Aim: Quote the data exactly, first line to the line containing "const dashGrey = '#909090';", with no pictures.

Data lines:

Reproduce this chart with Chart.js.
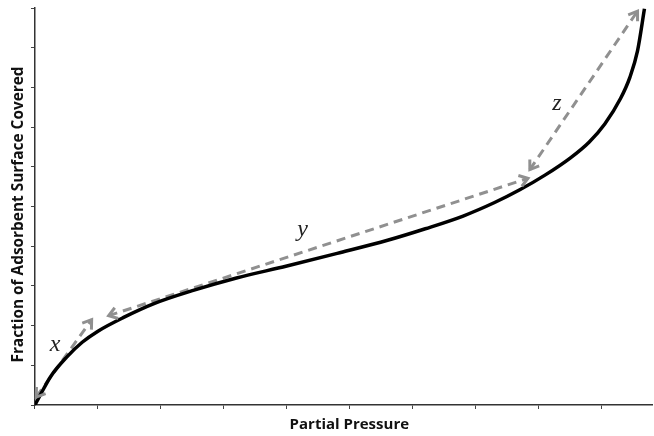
<!DOCTYPE html>
<html>
<head>
<meta charset="utf-8">
<script src="https://cdn.jsdelivr.net/npm/chart.js@4"></script>
<style>
  html, body { margin: 0; padding: 0; background: #fff; }
  #wrap { width: 654px; height: 436px; position: relative; }
</style>
</head>
<body>
<div id="wrap"><canvas id="isotherm"></canvas></div>
<script>
// isotherm curve (x = partial pressure, y = coverage)
const pressure = [0, 0.10, 0.25, 0.50, 0.75, 1.00, 1.40, 1.90, 2.50, 3.20, 4.00, 4.80, 5.60, 6.20, 6.80, 7.30, 7.70, 8.10, 8.50, 8.80, 9.05, 9.30, 9.45, 9.57, 9.68];
const coverage = [0, 0.30, 0.72, 1.20, 1.58, 1.86, 2.20, 2.56, 2.88, 3.20, 3.50, 3.82, 4.15, 4.44, 4.76, 5.10, 5.42, 5.79, 6.22, 6.62, 7.08, 7.72, 8.26, 8.92, 9.98];

// double-headed dashed arrows: [start, end] as [x, y]
const arrowX = [[0.02, 0.20], [0.90, 2.15]];
const arrowY = [[1.17, 2.25], [7.83, 5.71]];
const arrowZ = [[7.86, 5.93], [9.57, 9.92]];

const labelNames = ['x', 'y', 'z'];
const labelPos = [[0.32, 1.52], [4.25, 4.42], [8.29, 7.58]];

const xTicks = [0, 1, 2, 3, 4, 5, 6, 7, 8, 9];
const yTicks = [0, 1, 2, 3, 4, 5, 6, 7, 8, 9, 10];

const toPts = (xs, ys) => xs.map((x, i) => ({ x, y: ys[i] }));
const segPts = seg => seg.map(p => ({ x: p[0], y: p[1] }));

const dashGrey = '#909090';

const arrowDataset = seg => ({
  data: segPts(seg),
  borderColor: dashGrey,
  borderWidth: 3,
  borderDash: [9, 6],
  pointRadius: 0,
  tension: 0,
  isArrow: true,
});

// draws open chevrons at both ends of each arrow dataset, plus the x/y/z labels
const arrowPlugin = {
  id: 'arrowsAndLabels',
  afterDatasetsDraw(chart) {
    const ctx = chart.ctx;
    chart.data.datasets.forEach((ds, i) => {
      if (!ds.isArrow) return;
      const pts = chart.getDatasetMeta(i).data;
      const a = pts[0], b = pts[pts.length - 1];
      [[a, b], [b, a]].forEach(([tip, from]) => {
        const ang = Math.atan2(tip.y - from.y, tip.x - from.x);
        const len = 10, spread = 0.6;
        ctx.save();
        ctx.strokeStyle = dashGrey;
        ctx.lineWidth = 3;
        ctx.lineCap = 'butt';
        ctx.lineJoin = 'miter';
        ctx.beginPath();
        ctx.moveTo(tip.x - len * Math.cos(ang - spread), tip.y - len * Math.sin(ang - spread));
        ctx.lineTo(tip.x, tip.y);
        ctx.lineTo(tip.x - len * Math.cos(ang + spread), tip.y - len * Math.sin(ang + spread));
        ctx.stroke();
        ctx.restore();
      });
    });
    const xs = chart.scales.x, ys = chart.scales.y;
    ctx.save();
    ctx.fillStyle = '#222';
    ctx.font = 'italic 24px "Liberation Serif", serif';
    ctx.textAlign = 'center';
    ctx.textBaseline = 'middle';
    labelNames.forEach((t, i) => {
      ctx.fillText(t, xs.getPixelForValue(labelPos[i][0]), ys.getPixelForValue(labelPos[i][1]));
    });
    ctx.restore();
  }
};

new Chart(document.getElementById('isotherm'), {
  type: 'line',
  data: {
    datasets: [
      {
        data: toPts(pressure, coverage),
        borderColor: '#000',
        borderWidth: 3.5,
        pointRadius: 0,
        cubicInterpolationMode: 'monotone',
      },
      arrowDataset(arrowX),
      arrowDataset(arrowY),
      arrowDataset(arrowZ),
    ]
  },
  options: {
    responsive: true,
    maintainAspectRatio: false,
    animation: false,
    layout: { padding: { left: 7, right: 2, top: 8, bottom: 0 } },
    plugins: { legend: { display: false }, tooltip: { enabled: false } },
    scales: {
      x: {
        type: 'linear',
        min: 0,
        max: 9.8,
        afterBuildTicks: s => { s.ticks = xTicks.map(v => ({ value: v })); },
        ticks: { display: false },
        grid: { drawOnChartArea: false, drawTicks: true, tickLength: 4, color: '#444' },
        border: { display: true, color: '#333', width: 1.5 },
        title: {
          display: true,
          text: '   Partial Pressure',
          color: '#111',
          font: { family: 'Open Sans', size: 15, weight: 'bold' },
          padding: { top: 7, bottom: 2 },
        },
      },
      y: {
        type: 'linear',
        min: 0,
        max: 10,
        afterBuildTicks: s => { s.ticks = yTicks.map(v => ({ value: v })); },
        ticks: { display: false },
        grid: { drawOnChartArea: false, drawTicks: true, tickLength: 4, color: '#444' },
        border: { display: true, color: '#333', width: 1.5 },
        title: {
          display: true,
          text: 'Fraction of Adsorbent Surface Covered    ',
          color: '#111',
          font: { family: 'Open Sans', size: 15.4, weight: 'bold' },
          padding: { top: 2, bottom: 3.5 },
        },
      }
    }
  },
  plugins: [arrowPlugin]
});
</script>
</body>
</html>
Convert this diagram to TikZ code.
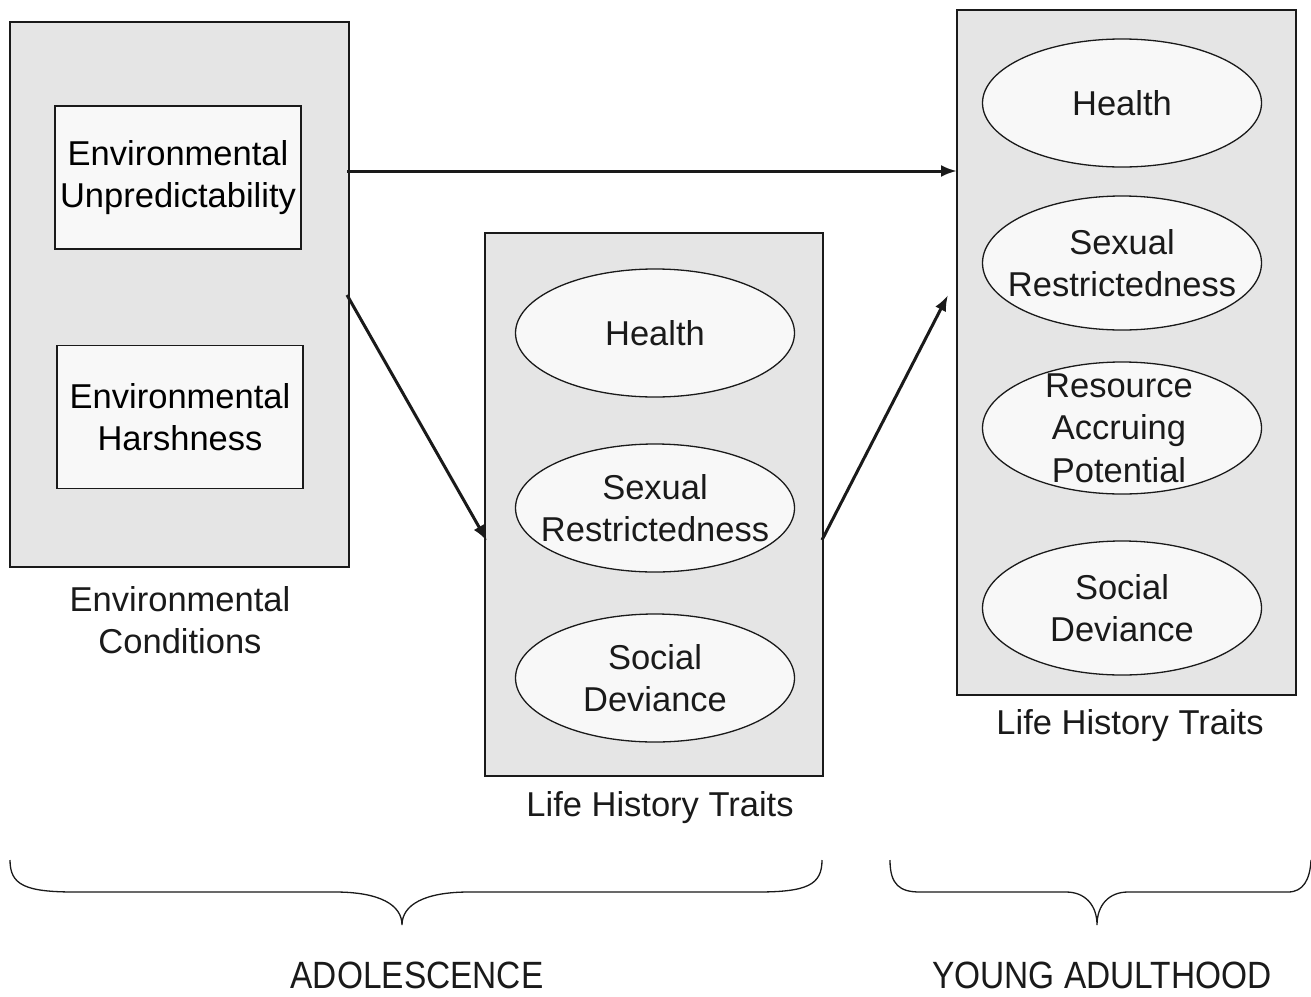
\documentclass[tikz,border=0pt]{standalone}
\usepackage{fontspec}
\setmainfont{Liberation Sans}
\usetikzlibrary{shapes.geometric,arrows.meta}
\definecolor{outerfill}{HTML}{E5E5E5}
\definecolor{innerfill}{HTML}{F8F8F8}
\definecolor{ink}{HTML}{1A1A1A}
\begin{document}
\begin{tikzpicture}[x=1pt,y=-1pt,
  outerbox/.style={draw=ink,line width=1.4pt,fill=outerfill,rectangle,inner sep=0pt},
  innerbox/.style={draw=ink,line width=1.4pt,fill=innerfill,rectangle,inner sep=0pt,
    minimum width=246pt,minimum height=143pt,align=center,font=\fontsize{34.5}{42.5}\selectfont},
  trait/.style={draw=ink,line width=1.3pt,fill=innerfill,ellipse,inner sep=0pt,
    minimum width=279pt,minimum height=128pt},
  traittext/.style={align=center,font=\fontsize{34.5}{42.5}\selectfont,text=ink,inner sep=0pt},
  lbl/.style={align=center,font=\fontsize{34.5}{42.5}\selectfont,text=ink},
  age/.style={font=\fontsize{38}{44}\selectfont,xscale=0.88,text=ink,inner sep=0pt,anchor=base},
  arr/.style={line width=3pt,draw=ink,-{Latex[length=16pt,width=12pt]}},
  brace/.style={line width=1.3pt,draw=ink}]
\useasboundingbox (0,0) rectangle (1311,996);
\fill[white] (0,0) rectangle (1311,996);

% outer boxes
\node[outerbox,minimum width=339pt,minimum height=545pt] (lbox) at (179.5,294.5) {};
\node[outerbox,minimum width=338pt,minimum height=543pt] (mbox) at (654,504.5) {};
\node[outerbox,minimum width=339pt,minimum height=685pt] (rbox) at (1126.5,352.5) {};

% left inner boxes
\node[innerbox] (eu) at (178,177.5) {Environmental\\Unpredictability};
\node[innerbox] (eh) at (180,417) {Environmental\\Harshness};
\node[lbl] (ec) at (180,620) {Environmental\\Conditions};

% middle ellipses
\node[trait] (mh) at (655,333) {};
\node[traittext] (mht) at (mh.center) {Health};
\node[trait] (ms) at (655,508) {};
\node[traittext] (mst) at (ms.center) {Sexual\\Restrictedness};
\node[trait] (md) at (655,678) {};
\node[traittext] (mdt) at (md.center) {Social\\Deviance};
\node[lbl] (mlbl) at (660,808) {Life History Traits};

% right ellipses
\node[trait] (rh) at (1122,103) {};
\node[traittext] (rht) at (rh.center) {Health};
\node[trait,minimum height=134pt] (rs) at (1122,263) {};
\node[traittext] (rst) at (rs.center) {Sexual\\Restrictedness};
\node[trait,minimum height=132pt] (rr) at (1122,428) {};
\node[traittext] (rrt) at ([xshift=-3pt]rr.center) {Resource\\Accruing\\Potential};
\node[trait,minimum height=134pt] (rd) at (1122,608) {};
\node[traittext] (rdt) at (rd.center) {Social\\Deviance};
\node[lbl] (rlbl) at (1130,726) {Life History Traits};

% arrows
\coordinate (h1) at (347,171);
\coordinate (h2) at (957,171);
\draw[arr] (h1) -- (h2);
\coordinate (d1s) at (347,295);
\coordinate (d1e) at (487,541);
\draw[arr] (d1s) -- (d1e);
\coordinate (d2s) at (822,540);
\coordinate (d2e) at (948,295);
\draw[arr] (d2s) -- (d2e);

% braces
\draw[brace] (10,860) .. controls (10,885) and (25,892) .. (75,892)
  -- (335,892) .. controls (380,892) and (402,905) .. (402,925)
  .. controls (402,905) and (424,892) .. (469,892)
  -- (757,892) .. controls (807,892) and (822,885) .. (822,860);
\draw[brace] (890,860) .. controls (890,885) and (900,892) .. (920,892)
  -- (1066,892) .. controls (1085,892) and (1097,905) .. (1097,925)
  .. controls (1097,905) and (1109,892) .. (1128,892)
  -- (1288,892) .. controls (1303,892) and (1310,880) .. (1311,860);

\node[age] (adol) at (417,988) {ADOLESCENCE};
\node[age] (young) at (1102,988) {YOUNG ADULTHOOD};
\end{tikzpicture}
\end{document}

Reply to the task:
Reproduce this chart with Chart.js.
<!DOCTYPE html>
<html>
<head>
<meta charset="utf-8">
<script src="https://cdn.jsdelivr.net/npm/chart.js@4"></script>
<style>
  html, body { margin: 0; padding: 0; background: #fff; }
  #wrap { width: 654px; height: 436px; position: relative; }
</style>
</head>
<body>
<div id="wrap"><canvas id="isotherm"></canvas></div>
<script>
// isotherm curve (x = partial pressure, y = coverage)
const pressure = [0, 0.10, 0.25, 0.50, 0.75, 1.00, 1.40, 1.90, 2.50, 3.20, 4.00, 4.80, 5.60, 6.20, 6.80, 7.30, 7.70, 8.10, 8.50, 8.80, 9.05, 9.30, 9.45, 9.57, 9.68];
const coverage = [0, 0.30, 0.72, 1.20, 1.58, 1.86, 2.20, 2.56, 2.88, 3.20, 3.50, 3.82, 4.15, 4.44, 4.76, 5.10, 5.42, 5.79, 6.22, 6.62, 7.08, 7.72, 8.26, 8.92, 9.98];

// double-headed dashed arrows: [start, end] as [x, y]
const arrowX = [[0.02, 0.20], [0.90, 2.15]];
const arrowY = [[1.17, 2.25], [7.83, 5.71]];
const arrowZ = [[7.86, 5.93], [9.57, 9.92]];

const labelNames = ['x', 'y', 'z'];
const labelPos = [[0.32, 1.52], [4.25, 4.42], [8.29, 7.58]];

const xTicks = [0, 1, 2, 3, 4, 5, 6, 7, 8, 9];
const yTicks = [0, 1, 2, 3, 4, 5, 6, 7, 8, 9, 10];

const toPts = (xs, ys) => xs.map((x, i) => ({ x, y: ys[i] }));
const segPts = seg => seg.map(p => ({ x: p[0], y: p[1] }));

const dashGrey = '#909090';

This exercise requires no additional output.